───── Dataset records

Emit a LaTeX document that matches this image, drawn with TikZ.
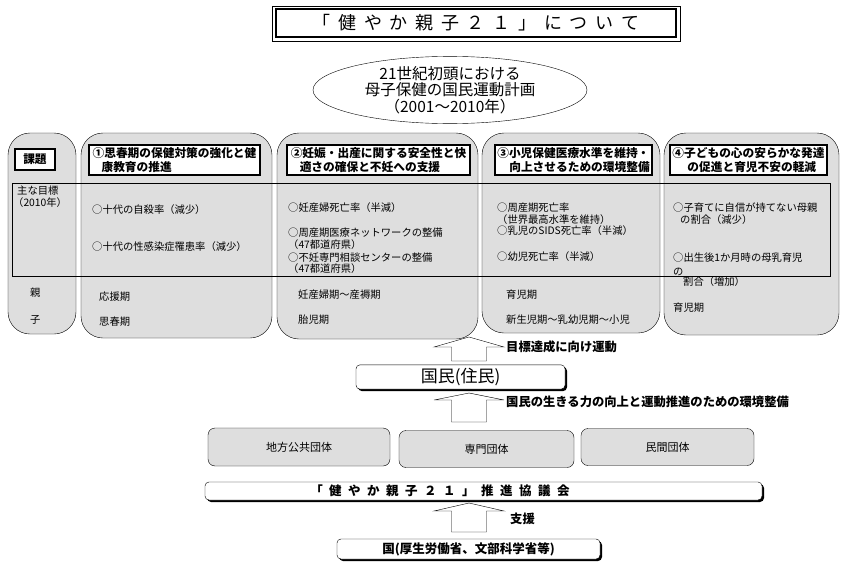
\documentclass[tikz,border=0pt]{standalone}
\usepackage{fontspec}
\setmainfont{Noto Sans CJK JP}
\usetikzlibrary{shapes.geometric,shadows}

\begin{document}
\begin{tikzpicture}[x=1pt,y=-1pt,
    colbox/.style={draw,fill=black!13,rounded corners=22pt},
    headbox/.style={draw,fill=white,line width=1.2pt,minimum height=30pt,inner sep=1pt,align=left,font=\bfseries\fontsize{11.7}{13.5}\selectfont},
    item/.style={anchor=west,inner sep=0pt,font=\fontsize{10.3}{12}\selectfont},
    note/.style={anchor=west,inner sep=0pt,font=\bfseries\fontsize{12.3}{14}\selectfont},
    orgbox/.style={draw,fill=black!13,rounded corners=7pt,font=\fontsize{11}{12}\selectfont},
    shadowbox/.style={draw,fill=white,rounded corners=4pt,drop shadow={shadow xshift=2pt,shadow yshift=-2pt,opacity=1,fill=black}},
    bigarrow/.style={draw,fill=white}]

\useasboundingbox[fill=white] (0,0) rectangle (847,565);

% title
\node[draw,line width=2pt,outer sep=0pt,minimum width=400pt,minimum height=28pt,inner sep=0pt,font=\fontsize{18}{20}\selectfont] (title) at (476,23)
  {\foreach \c in {「,健,や,か,親,子,２,１,」,に,つ,い,て}{\makebox[25.7pt]{\c}}};
\draw ([shift={(-4pt,3pt)}]title.north west) rectangle ([shift={(4pt,-4pt)}]title.south east);

\node[ellipse,draw,minimum width=274pt,minimum height=67pt,inner sep=0pt,align=center,font=\fontsize{15.5}{16.5}\selectfont] (plan) at (450,90)
  {21世紀初頭における\\母子保健の国民運動計画\\（2001～2010年）};

% columns and target band
\foreach \xa/\xb/\yb in {8/76/334,81/272/338,277/478/339,482/660/333,664/839/335}
  \draw[colbox] (\xa,133) rectangle (\xb,\yb);
\draw (12,183) rectangle (830,276);

\node[headbox,minimum width=40pt,minimum height=21pt] (kadai) at (35,159.5) {課題};
\node[headbox,minimum width=171pt] (hd1) at (174.5,160) {①思春期の保健対策の強化と健\\\hspace{9pt}康教育の推進};
\node[headbox,minimum width=183pt] (hd2) at (378.5,160) {②妊娠・出産に関する安全性と快\\\hspace{9pt}適さの確保と不妊への支援};
\node[headbox,minimum width=157pt] (hd3) at (573.5,160) {③小児保健医療水準を維持・\\\hspace{12pt}向上させるための環境整備};
\node[headbox,minimum width=157pt] (hd4) at (748.5,160) {④子どもの心の安らかな発達\\\hspace{15pt}の促進と育児不安の軽減};

% column 0
\node[item] (goal) at (17,191) {主な目標};
\node[item] (goalyr) at (13,203) {（2010年）};
\node[item] (oya) at (30,293) {親};
\node[item] (ko) at (30,320) {子};

% column 1
\node[item] (c1a) at (92,210) {○十代の自殺率（減少）};
\node[item] (c1b) at (92,247) {○十代の性感染症罹患率（減少）};
\node[item] (c1p) at (99,297) {応援期};
\node[item] (c1q) at (99,322) {思春期};

% column 2
\node[item] (c2a) at (288,208) {○妊産婦死亡率（半減）};
\node[item] (c2b) at (288,233) {○周産期医療ネットワークの整備};
\node[item] (c2c) at (288,245) {（47都道府県）};
\node[item] (c2d) at (288,258) {○不妊専門相談センターの整備};
\node[item] (c2e) at (288,269) {（47都道府県）};
\node[item] (c2p) at (298,295) {妊産婦期～産褥期};
\node[item] (c2q) at (298,320) {胎児期};

% column 3
\node[item] (c3a) at (497,208) {○周産期死亡率};
\node[item] (c3b) at (497,220) {（世界最高水準を維持）};
\node[item] (c3c) at (497,231) {○乳児のSIDS死亡率（半減）};
\node[item] (c3d) at (497,257) {○幼児死亡率（半減）};
\node[item] (c3p) at (506,295) {育児期};
\node[item] (c3q) at (506,320) {新生児期～乳幼児期～小児};

% column 4
\node[item] (c4a) at (673,208) {○子育てに自信が持てない母親};
\node[item] (c4b) at (680,220) {の割合（減少）};
\node[item] (c4c) at (673,258) {○出生後1か月時の母乳育児};
\node[item] (c4d) at (673,272) {の};
\node[item] (c4e) at (683,282) {割合（増加）};
\node[item] (c4p) at (673,308) {育児期};

% lower part
\node[shadowbox,minimum width=209pt,minimum height=21pt,font=\fontsize{17}{18}\selectfont] (kokumin) at (460.5,377) {国民(住民)};
\node[orgbox,minimum width=182pt,minimum height=38pt] (chiho) at (299,447) {地方公共団体};
\node[orgbox,minimum width=175pt,minimum height=37pt] (senmon) at (486.5,449) {専門団体};
\node[orgbox,minimum width=173pt,minimum height=37pt] (minkan) at (667.5,447) {民間団体};
\node[shadowbox,minimum width=557pt,minimum height=18pt] (suishin) at (483.5,491) {};
\node[inner sep=0pt,font=\bfseries\fontsize{12.5}{14}\selectfont] (suishintxt) at (440,491)
  {\foreach \c in {「,健,や,か,親,子,２,１,」,推,進,協,議,会}{\makebox[19pt]{\c}}};
\node[shadowbox,minimum width=263pt,minimum height=18pt,font=\bfseries\fontsize{12.5}{14}\selectfont] (kuni) at (468.5,549) {国(厚生労働省、文部科学省等)};

\coordinate (t1) at (469,337);
\coordinate (t2) at (469,393);
\coordinate (t3) at (469,503);
\foreach \t/\h/\l in {t1/10/24,t2/7/29,t3/8/29}
  \draw[bigarrow] (\t) -- ++(35,\h) -- ++(-17.5,0) -- ++(0,\l-\h) -- ++(-35,0) -- ++(0,\h-\l) -- ++(-17.5,0) -- cycle;

\node[note] (lab1) at (506,347) {目標達成に向け運動};
\node[note] (lab2) at (506,402) {国民の生きる力の向上と運動推進のための環境整備};
\node[note] (lab3) at (510,519) {支援};
\end{tikzpicture}
\end{document}
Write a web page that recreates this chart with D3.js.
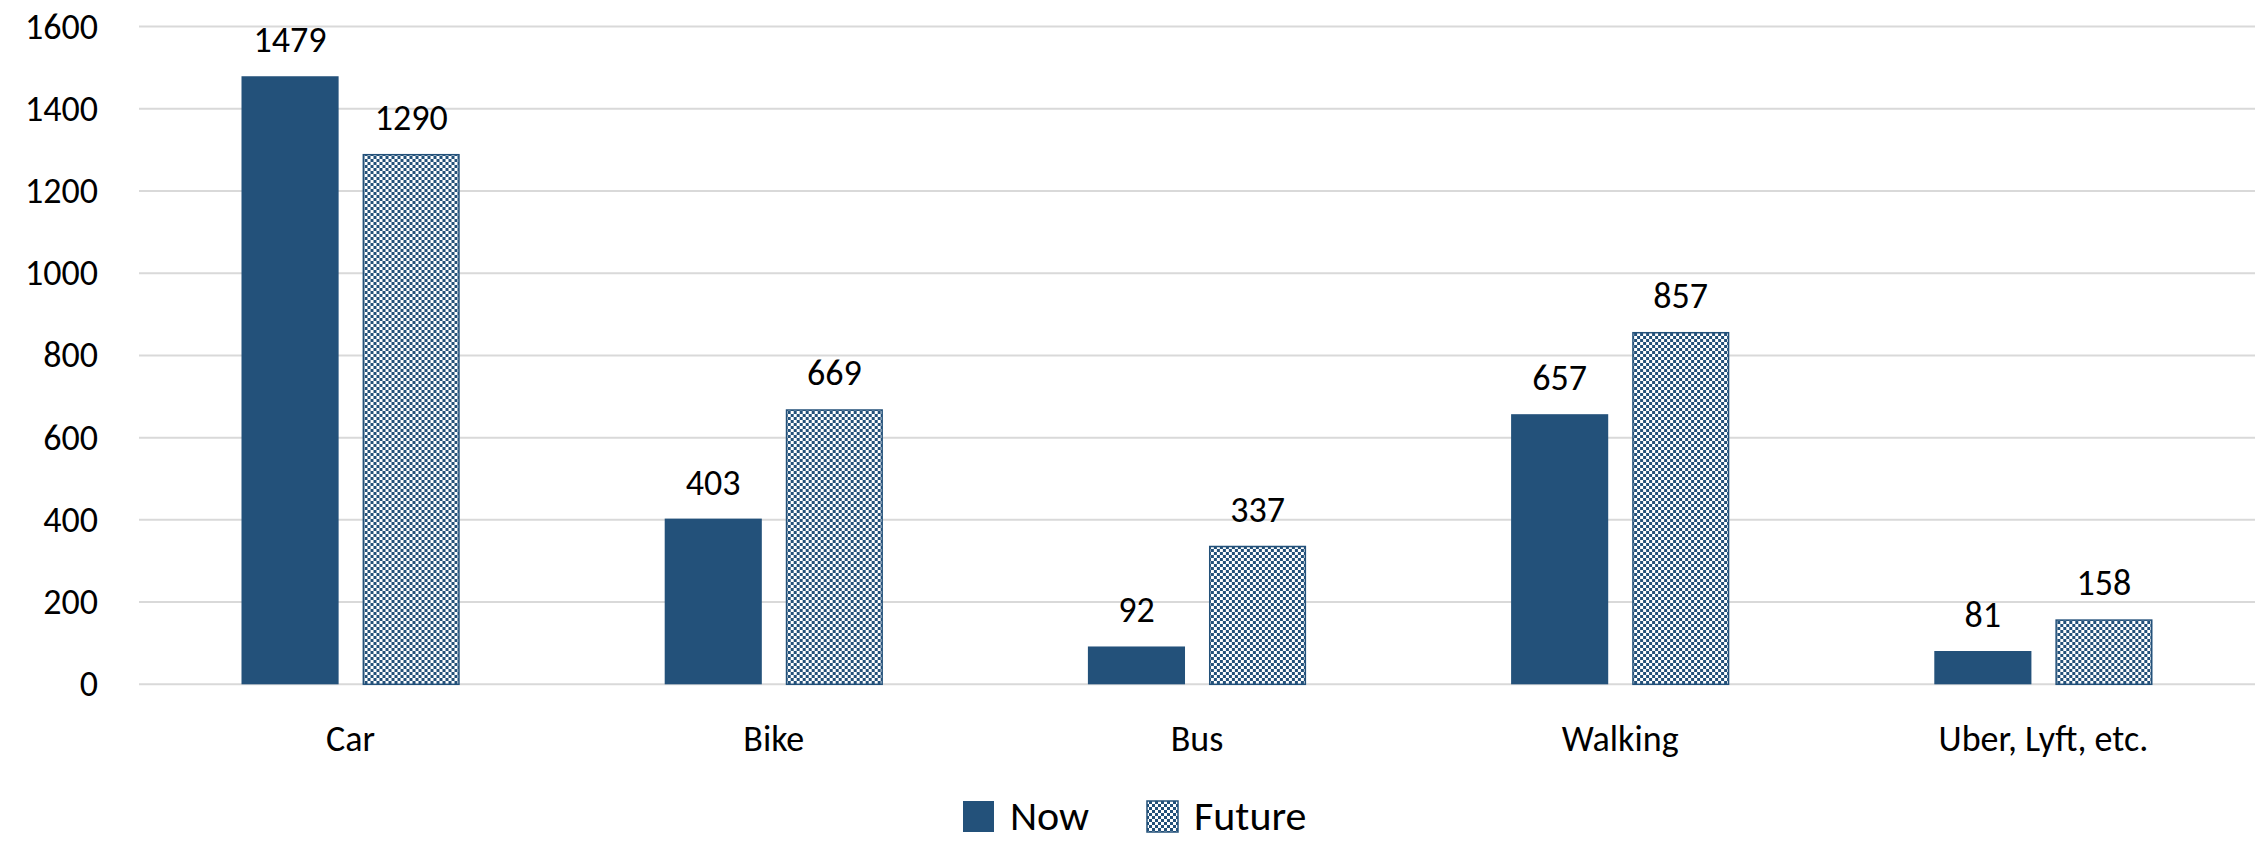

──────────

Aim: Without the pictures, extract every entry verbatim.

Result:
Emit a LaTeX document that matches this image, drawn with TikZ.
\documentclass[tikz,border=0pt]{standalone}
\usepackage{fontspec}
\setmainfont{Noto Sans CJK JP}
\usetikzlibrary{shapes.geometric,shadows}

\begin{document}
\begin{tikzpicture}[x=1pt,y=-1pt,
    colbox/.style={draw,fill=black!13,rounded corners=22pt},
    headbox/.style={draw,fill=white,line width=1.2pt,minimum height=30pt,inner sep=1pt,align=left,font=\bfseries\fontsize{11.7}{13.5}\selectfont},
    item/.style={anchor=west,inner sep=0pt,font=\fontsize{10.3}{12}\selectfont},
    note/.style={anchor=west,inner sep=0pt,font=\bfseries\fontsize{12.3}{14}\selectfont},
    orgbox/.style={draw,fill=black!13,rounded corners=7pt,font=\fontsize{11}{12}\selectfont},
    shadowbox/.style={draw,fill=white,rounded corners=4pt,drop shadow={shadow xshift=2pt,shadow yshift=-2pt,opacity=1,fill=black}},
    bigarrow/.style={draw,fill=white}]

\useasboundingbox[fill=white] (0,0) rectangle (847,565);

% title
\node[draw,line width=2pt,outer sep=0pt,minimum width=400pt,minimum height=28pt,inner sep=0pt,font=\fontsize{18}{20}\selectfont] (title) at (476,23)
  {\foreach \c in {「,健,や,か,親,子,２,１,」,に,つ,い,て}{\makebox[25.7pt]{\c}}};
\draw ([shift={(-4pt,3pt)}]title.north west) rectangle ([shift={(4pt,-4pt)}]title.south east);

\node[ellipse,draw,minimum width=274pt,minimum height=67pt,inner sep=0pt,align=center,font=\fontsize{15.5}{16.5}\selectfont] (plan) at (450,90)
  {21世紀初頭における\\母子保健の国民運動計画\\（2001～2010年）};

% columns and target band
\foreach \xa/\xb/\yb in {8/76/334,81/272/338,277/478/339,482/660/333,664/839/335}
  \draw[colbox] (\xa,133) rectangle (\xb,\yb);
\draw (12,183) rectangle (830,276);

\node[headbox,minimum width=40pt,minimum height=21pt] (kadai) at (35,159.5) {課題};
\node[headbox,minimum width=171pt] (hd1) at (174.5,160) {①思春期の保健対策の強化と健\\\hspace{9pt}康教育の推進};
\node[headbox,minimum width=183pt] (hd2) at (378.5,160) {②妊娠・出産に関する安全性と快\\\hspace{9pt}適さの確保と不妊への支援};
\node[headbox,minimum width=157pt] (hd3) at (573.5,160) {③小児保健医療水準を維持・\\\hspace{12pt}向上させるための環境整備};
\node[headbox,minimum width=157pt] (hd4) at (748.5,160) {④子どもの心の安らかな発達\\\hspace{15pt}の促進と育児不安の軽減};

% column 0
\node[item] (goal) at (17,191) {主な目標};
\node[item] (goalyr) at (13,203) {（2010年）};
\node[item] (oya) at (30,293) {親};
\node[item] (ko) at (30,320) {子};

% column 1
\node[item] (c1a) at (92,210) {○十代の自殺率（減少）};
\node[item] (c1b) at (92,247) {○十代の性感染症罹患率（減少）};
\node[item] (c1p) at (99,297) {応援期};
\node[item] (c1q) at (99,322) {思春期};

% column 2
\node[item] (c2a) at (288,208) {○妊産婦死亡率（半減）};
\node[item] (c2b) at (288,233) {○周産期医療ネットワークの整備};
\node[item] (c2c) at (288,245) {（47都道府県）};
\node[item] (c2d) at (288,258) {○不妊専門相談センターの整備};
\node[item] (c2e) at (288,269) {（47都道府県）};
\node[item] (c2p) at (298,295) {妊産婦期～産褥期};
\node[item] (c2q) at (298,320) {胎児期};

% column 3
\node[item] (c3a) at (497,208) {○周産期死亡率};
\node[item] (c3b) at (497,220) {（世界最高水準を維持）};
\node[item] (c3c) at (497,231) {○乳児のSIDS死亡率（半減）};
\node[item] (c3d) at (497,257) {○幼児死亡率（半減）};
\node[item] (c3p) at (506,295) {育児期};
\node[item] (c3q) at (506,320) {新生児期～乳幼児期～小児};

% column 4
\node[item] (c4a) at (673,208) {○子育てに自信が持てない母親};
\node[item] (c4b) at (680,220) {の割合（減少）};
\node[item] (c4c) at (673,258) {○出生後1か月時の母乳育児};
\node[item] (c4d) at (673,272) {の};
\node[item] (c4e) at (683,282) {割合（増加）};
\node[item] (c4p) at (673,308) {育児期};

% lower part
\node[shadowbox,minimum width=209pt,minimum height=21pt,font=\fontsize{17}{18}\selectfont] (kokumin) at (460.5,377) {国民(住民)};
\node[orgbox,minimum width=182pt,minimum height=38pt] (chiho) at (299,447) {地方公共団体};
\node[orgbox,minimum width=175pt,minimum height=37pt] (senmon) at (486.5,449) {専門団体};
\node[orgbox,minimum width=173pt,minimum height=37pt] (minkan) at (667.5,447) {民間団体};
\node[shadowbox,minimum width=557pt,minimum height=18pt] (suishin) at (483.5,491) {};
\node[inner sep=0pt,font=\bfseries\fontsize{12.5}{14}\selectfont] (suishintxt) at (440,491)
  {\foreach \c in {「,健,や,か,親,子,２,１,」,推,進,協,議,会}{\makebox[19pt]{\c}}};
\node[shadowbox,minimum width=263pt,minimum height=18pt,font=\bfseries\fontsize{12.5}{14}\selectfont] (kuni) at (468.5,549) {国(厚生労働省、文部科学省等)};

\coordinate (t1) at (469,337);
\coordinate (t2) at (469,393);
\coordinate (t3) at (469,503);
\foreach \t/\h/\l in {t1/10/24,t2/7/29,t3/8/29}
  \draw[bigarrow] (\t) -- ++(35,\h) -- ++(-17.5,0) -- ++(0,\l-\h) -- ++(-35,0) -- ++(0,\h-\l) -- ++(-17.5,0) -- cycle;

\node[note] (lab1) at (506,347) {目標達成に向け運動};
\node[note] (lab2) at (506,402) {国民の生きる力の向上と運動推進のための環境整備};
\node[note] (lab3) at (510,519) {支援};
\end{tikzpicture}
\end{document}
Write a web page that recreates this chart with D3.js.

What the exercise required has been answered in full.